**EXERCISE AIM:** Leave out all pictures and give back precisely the lines from the line with "Give me the matplotlib source for this chart." to the line with "plt.rcParams['axes.unicode_minus'] = False", including those two lines.

**EXTRACTED MATERIAL:**
-----
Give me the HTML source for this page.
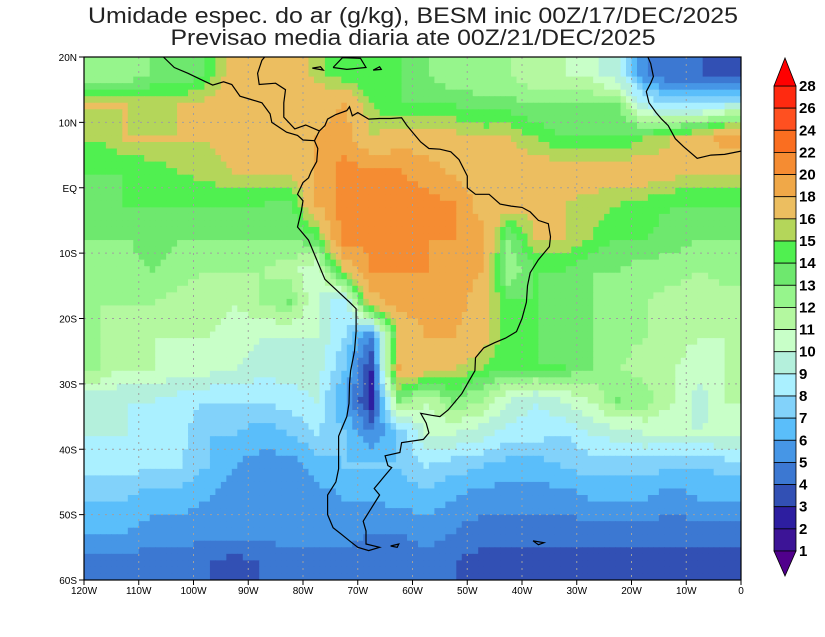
-----
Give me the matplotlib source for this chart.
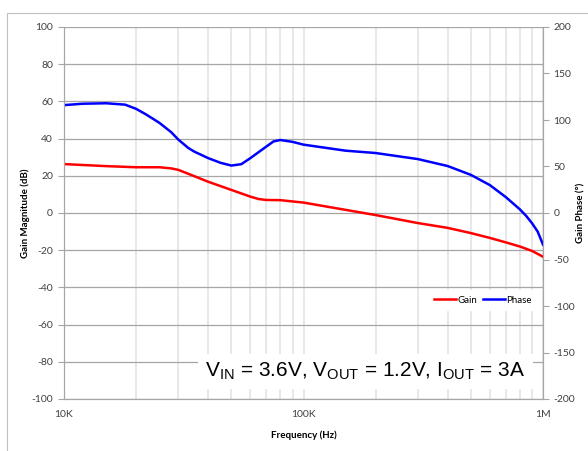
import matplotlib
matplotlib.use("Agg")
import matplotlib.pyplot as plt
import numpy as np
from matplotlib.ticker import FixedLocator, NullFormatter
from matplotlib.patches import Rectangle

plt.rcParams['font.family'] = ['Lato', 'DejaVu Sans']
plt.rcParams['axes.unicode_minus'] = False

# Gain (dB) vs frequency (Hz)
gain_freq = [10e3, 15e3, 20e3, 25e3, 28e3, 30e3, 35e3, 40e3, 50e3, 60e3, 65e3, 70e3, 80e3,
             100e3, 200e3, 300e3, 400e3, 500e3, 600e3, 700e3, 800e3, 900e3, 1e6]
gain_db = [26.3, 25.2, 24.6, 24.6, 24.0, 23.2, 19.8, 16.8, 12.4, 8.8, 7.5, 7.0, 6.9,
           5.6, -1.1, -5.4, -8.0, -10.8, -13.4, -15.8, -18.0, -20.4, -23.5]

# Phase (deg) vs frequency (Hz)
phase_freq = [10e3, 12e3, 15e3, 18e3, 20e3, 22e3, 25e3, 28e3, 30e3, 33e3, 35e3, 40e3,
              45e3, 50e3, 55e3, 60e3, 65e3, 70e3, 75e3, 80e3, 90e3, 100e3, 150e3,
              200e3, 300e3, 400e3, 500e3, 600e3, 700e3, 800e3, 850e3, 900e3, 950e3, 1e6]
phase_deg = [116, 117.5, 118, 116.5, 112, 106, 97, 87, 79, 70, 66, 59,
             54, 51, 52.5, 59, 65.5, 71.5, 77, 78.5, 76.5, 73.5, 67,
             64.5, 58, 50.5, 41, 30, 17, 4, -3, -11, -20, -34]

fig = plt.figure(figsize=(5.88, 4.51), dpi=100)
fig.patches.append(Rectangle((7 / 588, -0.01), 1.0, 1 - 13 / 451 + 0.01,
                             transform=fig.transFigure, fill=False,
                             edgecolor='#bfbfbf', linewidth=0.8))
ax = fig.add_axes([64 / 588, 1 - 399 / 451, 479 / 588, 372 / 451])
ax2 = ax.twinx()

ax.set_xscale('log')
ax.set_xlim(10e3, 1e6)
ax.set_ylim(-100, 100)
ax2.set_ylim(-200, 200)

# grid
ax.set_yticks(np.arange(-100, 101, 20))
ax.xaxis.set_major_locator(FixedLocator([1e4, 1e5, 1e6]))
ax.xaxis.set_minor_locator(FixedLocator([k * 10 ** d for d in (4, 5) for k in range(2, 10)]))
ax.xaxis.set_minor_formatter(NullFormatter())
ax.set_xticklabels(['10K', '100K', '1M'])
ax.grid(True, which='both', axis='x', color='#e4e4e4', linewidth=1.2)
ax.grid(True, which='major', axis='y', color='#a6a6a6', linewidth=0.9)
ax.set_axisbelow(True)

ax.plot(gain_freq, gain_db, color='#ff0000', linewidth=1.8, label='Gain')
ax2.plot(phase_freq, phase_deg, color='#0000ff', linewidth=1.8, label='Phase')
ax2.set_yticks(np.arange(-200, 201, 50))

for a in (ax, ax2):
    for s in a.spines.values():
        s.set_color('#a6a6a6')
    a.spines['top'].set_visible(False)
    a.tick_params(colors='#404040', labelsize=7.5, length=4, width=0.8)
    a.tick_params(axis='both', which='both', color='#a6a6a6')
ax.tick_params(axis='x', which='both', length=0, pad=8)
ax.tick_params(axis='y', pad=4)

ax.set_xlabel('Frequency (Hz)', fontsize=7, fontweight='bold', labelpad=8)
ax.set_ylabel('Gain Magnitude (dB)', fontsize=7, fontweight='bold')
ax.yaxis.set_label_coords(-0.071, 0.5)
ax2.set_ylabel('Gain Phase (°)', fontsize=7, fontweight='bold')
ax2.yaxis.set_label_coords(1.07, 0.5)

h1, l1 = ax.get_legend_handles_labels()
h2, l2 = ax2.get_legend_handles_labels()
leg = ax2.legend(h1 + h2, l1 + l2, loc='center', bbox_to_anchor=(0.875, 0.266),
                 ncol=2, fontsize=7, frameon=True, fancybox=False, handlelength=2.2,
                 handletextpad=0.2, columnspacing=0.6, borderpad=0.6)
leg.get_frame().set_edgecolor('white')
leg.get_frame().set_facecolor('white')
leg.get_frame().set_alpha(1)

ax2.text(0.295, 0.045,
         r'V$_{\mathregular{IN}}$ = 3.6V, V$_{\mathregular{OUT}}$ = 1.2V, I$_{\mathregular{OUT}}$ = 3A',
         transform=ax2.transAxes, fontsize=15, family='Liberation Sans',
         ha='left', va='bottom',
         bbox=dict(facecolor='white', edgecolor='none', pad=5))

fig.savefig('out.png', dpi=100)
-----
**FINISHED TASK:**
Give me the matplotlib source for this chart.
import matplotlib
matplotlib.use("Agg")
import matplotlib.pyplot as plt
import numpy as np
from matplotlib.ticker import FixedLocator, NullFormatter
from matplotlib.patches import Rectangle

plt.rcParams['font.family'] = ['Lato', 'DejaVu Sans']
plt.rcParams['axes.unicode_minus'] = False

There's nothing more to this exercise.